ある人、弓射ることを習ふに、諸矢をたばさみて的に向かふ。師のいはく、「 初心の人、二つの矢を持つことなかれ。のちの矢を頼みて、初めの矢になほざりの心あり。毎度ただ得矢なく、この一矢に定むべしと思へ。」 と言ふ。わづかに二つの矢、師の前にて一つをおろかにせんと思はんや。懈怠の心、自ら知らずといへども、師これを知る。この戒め、万事にわたるべし。

道を学する人、夕べには朝あらんことを思ひ、朝には夕べあらんことを思ひて、重ねてねんごろに修せんことを期す。
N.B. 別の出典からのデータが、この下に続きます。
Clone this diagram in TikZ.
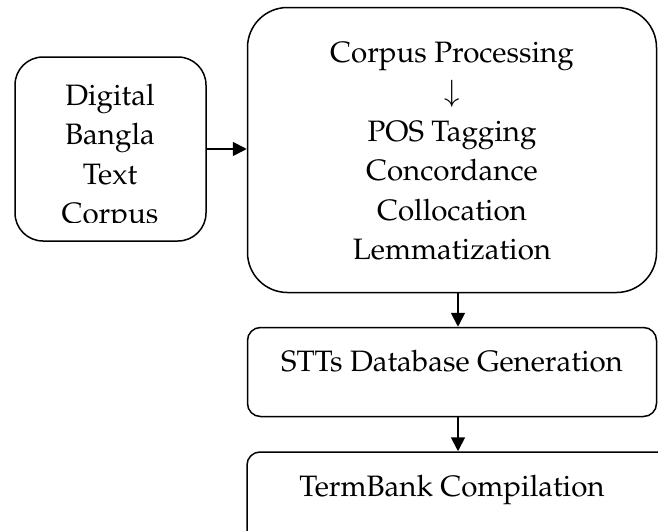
\documentclass[tikz,border=0pt]{standalone}
\usepackage[T1]{fontenc}
\usepackage{mathpazo}
\usetikzlibrary{arrows.meta}
\begin{document}
\begin{tikzpicture}[x=1pt,y=-1pt,
  box/.style={draw,line width=1.5pt,rectangle,inner sep=0pt,anchor=center},
  txt/.style={align=center,inner sep=0pt,font=\fontsize{29.5}{39.4}\selectfont},
  arr/.style={line width=1.8pt,-{Triangle[length=14pt,width=14pt]}}]
\useasboundingbox (0,0) rectangle (658,530);
% boxes
\node[box,rounded corners=28pt,minimum width=191pt,minimum height=184pt] (left) at (110.5,149) {};
\node[box,rounded corners=40pt,minimum width=409pt,minimum height=285pt] (big) at (452,150) {};
\node[box,rounded corners=13pt,minimum width=409pt,minimum height=89pt] (stt) at (452,372) {};
\node[box,rounded corners=13pt,minimum width=433pt,minimum height=110pt] (term) at (463.5,507) {};
% texts
\begin{scope}
\clip (15,57) rectangle (206,222);
\node[txt] (lefttext) at (110,158) {Digital\\Bangla\\Text\\Corpus};
\end{scope}
\node[txt] (bigtext) at (452,151) {Corpus Processing\\$\downarrow$\\POS Tagging\\Concordance\\Collocation\\Lemmatization};
\node[txt] (stttext) at (452,361) {STTs Database Generation};
\node[txt] (termtext) at (452,490) {TermBank Compilation};
% connectors
\draw[arr] (left.east) -- (left.east -| big.west);
\draw[arr] ([xshift=6pt]big.south) -- ([xshift=6pt]stt.north);
\draw[arr] ([xshift=6pt]stt.south) -- ([xshift=6pt]stt.south |- term.north);
\end{tikzpicture}
\end{document}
いはんや 一刹那のうちにおいて、懈怠の心あることを知らんや。なんぞ、ただ今の一念において、ただちにすることのはなはだかたき。(第九十二段)

現代語訳

ある人が、弓を習うときに、二本の矢を持って的に向かった。弓の先生が言うには「習い始めの人は二本の矢を持ってはいけない。二本持ってしまうと、二本目の矢を当てにして、一本目の矢をおろそかにする気が出てしまう。射るたびごとに、矢の当りはずれを気にせずに、この一本で決めようと思いなさい。」と言う。たったの二本の矢で、それも先生の前で、一本をおろそかに思うことなどあろうか、いや、思うはずはない。しかし、自分では気づかなくても、先生にはこれがわかってしまう。この戒めは弓を射ることだけでなく、すべてに通じることだろう。

何かの修行・鍛錬をする人は、夕方であれば、次に朝、朝であれば、夕方があるからと思って、そのときになってから丁寧に繰り返し修行しようとする。一日という間の中でもこのような怠け心が出るのだから、一瞬のうちに出るなまけたりする気持ちのあることを、本人だって気づきはしないだろう。なんとも、一瞬一瞬にすぐに実行することはなんとも難しいのだろう。

感想

一瞬一瞬の本気度はこんな人たちがいる時代はとくにすごいでしょうね。「負け=死」です。次のチャンスはありません。世の中は厳しいですが、今であれば、なんとかやり直すことができます。見習って一瞬一瞬に全力を尽くしてみたものです。先生、僕は変わることができるでしょうか?